By Mark Hallum
After a night of controversial arrests relating to demonstrations in Lower Manhattan, NYPD Chief of Patrol Juanita Holmes claimed the department has never employed the tactic known as kettling against protesters and that she had never heard the term until recently.
During a Thursday afternoon press conference at One Police Plaza, NYPD officials briefed the press on some of the events that went down the night before in which they arrested up 50 people, many of whom are accused of carrying items such as knives, Tasers, hammers, lighter fluid and spray paint.
Commissioner Dermot Shea explained that some of the tactics employed by the protesters originated in literature recovered from those arrested and could be traced back Hong Kong protests earlier this year.
“We saw people with intent of disrupting peaceful protesters and with intent of destruction. This small number of individuals have no regard for safety – some chose violence, officers were struck,” Holmes said. “There was also the term of ‘kettling.’ I don’t even know what that is unless it’s related to cows. Kettling is not used by this department, it is not in any of our patrol guides nor is it part of our training.”

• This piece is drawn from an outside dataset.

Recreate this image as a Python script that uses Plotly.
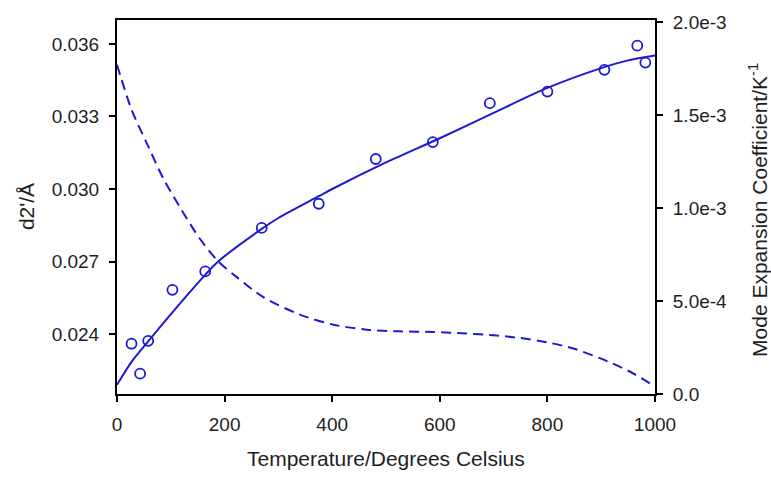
import plotly.graph_objects as go

# Observed d2' values (left axis)
temp_obs = [27, 43, 58, 103, 164, 269, 375, 481, 587, 693, 800, 906, 967, 982]
d2_obs = [0.02360, 0.02236, 0.02372, 0.02583, 0.02659, 0.02839, 0.02939,
          0.03124, 0.03194, 0.03355, 0.03403, 0.03493, 0.03593, 0.03523]

# Fitted d2' curve (left axis)
temp_fit = [0, 27, 58, 103, 164, 188, 269, 300, 375, 400, 500, 600, 700, 800, 900, 950, 1000]
d2_fit = [0.02190, 0.02285, 0.02370, 0.02490, 0.02645, 0.02700, 0.02835, 0.02880,
          0.02970, 0.03000, 0.03110, 0.03210, 0.03315, 0.03418, 0.03500, 0.03532, 0.03552]

# Mode expansion coefficient (right axis)
temp_coef = [0, 27, 55, 86, 120, 154, 188, 222, 272, 340, 402, 464, 526, 588, 650,
             700, 750, 800, 850, 900, 950, 1000]
coef = [1.771e-3, 1.530e-3, 1.351e-3, 1.160e-3, 0.990e-3, 0.835e-3, 0.714e-3, 0.630e-3,
        0.521e-3, 0.427e-3, 0.373e-3, 0.346e-3, 0.337e-3, 0.334e-3, 0.325e-3,
        0.316e-3, 0.301e-3, 0.278e-3, 0.243e-3, 0.190e-3, 0.125e-3, 0.041e-3]

x_ticks = [0, 200, 400, 600, 800, 1000]
left_ticks = [0.024, 0.027, 0.030, 0.033, 0.036]
right_ticks = [0.0, 5.0e-4, 1.0e-3, 1.5e-3, 2.0e-3]
right_tick_text = ["0.0", "5.0e-4", "1.0e-3", "1.5e-3", "2.0e-3"]

x_title = "Temperature/Degrees Celsius"
y_title = "d2'/Å"
y2_title = "Mode Expansion Coefficient/K<sup>-1</sup>"

blue = "#1a1ad6"
tick_font = dict(family="Liberation Sans, Arial, sans-serif", size=19, color="#1e1e1e")
title_font = dict(family="Liberation Sans, Arial, sans-serif", size=21, color="#1e1e1e")

fig = go.Figure()
fig.add_trace(go.Scatter(x=temp_fit, y=d2_fit, mode="lines",
                         line=dict(color=blue, width=2, shape="spline", smoothing=0.8),
                         showlegend=False, cliponaxis=False))
fig.add_trace(go.Scatter(x=temp_obs, y=d2_obs, mode="markers",
                         marker=dict(symbol="circle-open", size=10, color=blue,
                                     line=dict(width=1.8, color=blue)),
                         showlegend=False, cliponaxis=False))
fig.add_trace(go.Scatter(x=temp_coef, y=coef, mode="lines", yaxis="y2",
                         line=dict(color=blue, width=2, dash="10px,6px", shape="spline", smoothing=0.8),
                         showlegend=False, cliponaxis=False))

axis_common = dict(showline=True, linecolor="black", linewidth=2, ticks="outside",
                   ticklen=6, tickwidth=1.5, tickcolor="black", showgrid=False,
                   zeroline=False, tickfont=tick_font, automargin=False,
                   ticklabelstandoff=6)

fig.update_layout(
    width=771, height=478,
    margin=dict(l=117, r=116, t=20, b=84),
    paper_bgcolor="white", plot_bgcolor="white",
    font=tick_font,
    xaxis=dict(range=[0, 1000], tickvals=x_ticks, mirror=True, **axis_common),
    yaxis=dict(range=[0.02152, 0.03699], tickvals=left_ticks, tickformat=".3f",
               **axis_common),
    yaxis2=dict(range=[0, 2.012e-3], tickvals=right_ticks, ticktext=right_tick_text,
                overlaying="y", side="right", **axis_common),
    annotations=[
        dict(text=x_title, xref="paper", yref="paper", x=0.5, y=-0.172,
             xanchor="center", yanchor="middle", showarrow=False, font=title_font),
        dict(text=y_title, xref="paper", yref="paper", x=-0.169, y=0.5, textangle=-90,
             xanchor="center", yanchor="middle", showarrow=False, font=title_font),
        dict(text=y2_title, xref="paper", yref="paper", x=1.1914, y=0.492, textangle=-90,
             xanchor="center", yanchor="middle", showarrow=False, font=title_font),
    ],
)

fig.write_html("out.html")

Holmes said the there were acts of violence against officers who she claims were trying to avoid making arrests. Arrests were only made, she said, because people were given an opportunity to clear the streets and did.
Crow bars and fireworks such as M80s were also compiled in the evidence gathered by NYPD officers.
Some of the tactics used by protesters, which NYPD officials say is an evolution from the demonstrations held over the summer of the death of George Floyd. This included the delegation of roles such as throwing objects, set fires, break windows, which one detective said originated in Hong Kong.
De-arrests, in which a person under arrest is pulled away by the larger group, was also part of the “globalization of tactics” mentioned by department officials
Many of those arrested Wednesday night had been arrested before, according to NYPD.
“You see daggers, you see markers, you see the M80s, the stun gun. There’s only one use for a stun gun, right?” Shea said before turning to a question regarding de-escalation. “I would say that [different protesters] are treated exactly the same and if you think of the numbers… we could have 20 or 30 protests that we’re monitoring at the same time. The majority of them – not the biggest protests, some only grow into a several hundred – are handled flawlessly.”
The issue of kettling has become the focus of investigations into the NYPD’s handling of Demonstrations in late May and Early June and included accusations from human rights watch groups and the Legal Aid Society.